- Cover art
- Developer(s): Jeff Tunnell Productions
- Publisher(s): Sierra On-Line
- Platform(s): MS-DOS
- Release: 1992
- Genre(s): Educational game
- Mode(s): Single player

= Quarky & Quaysoo's Turbo Science =

1992 video game

Quarky & Quaysoo's Turbo Science is an educational computer game developed by Jeff Tunnell Productions and published by Sierra On-Line for MS-DOS in early 1992. It was designed to teach scientific concepts to children.

The game centers on Quarky and Quaysoo O'Gandi, two space "elfs" that are green and yellow respectively. With the help of the player they race through a town in vehicles ranging from cars to jet packs. To purchase vehicles, the player answers questions relating to science at stops along the way. Each stop has a theme: the construction site is simple machines, Clown College is chemistry, etc.

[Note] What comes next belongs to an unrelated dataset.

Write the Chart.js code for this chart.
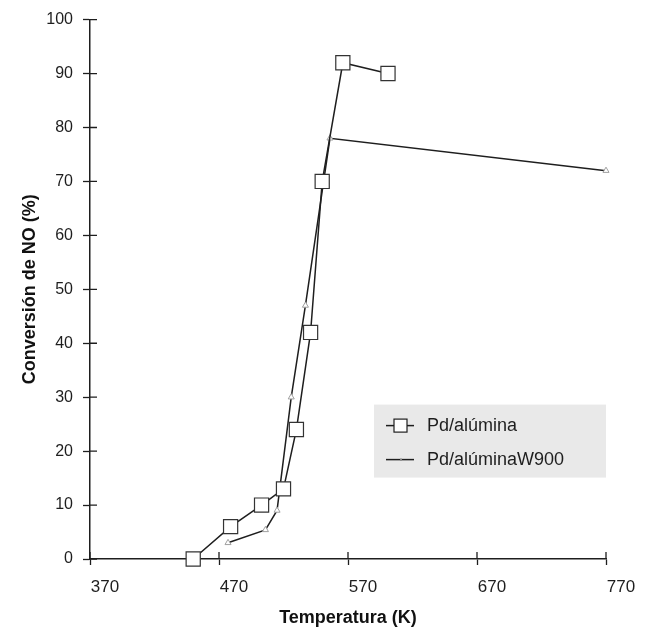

There are three opposing teams: two tough street fighters, a pair of alien siblings, and a know-it-all named Odessa King. The game also featured an information book that ran over one-hundred pages long and taught science topics such as optics (via a run-in with the light police) and energy (with the help of Sheik Oil Slick).

==Reception==
Quarky & Quaysoo's Turbo Science was reviewed in the Oppenheim Toy Portfolio Guide Book where it was described as a set of "fun science problems". Noting that the problems orient toward "energy, chemistry, magnetism, and air and water pressure", the authors assessed the game as best suited for children aged 9 years and older.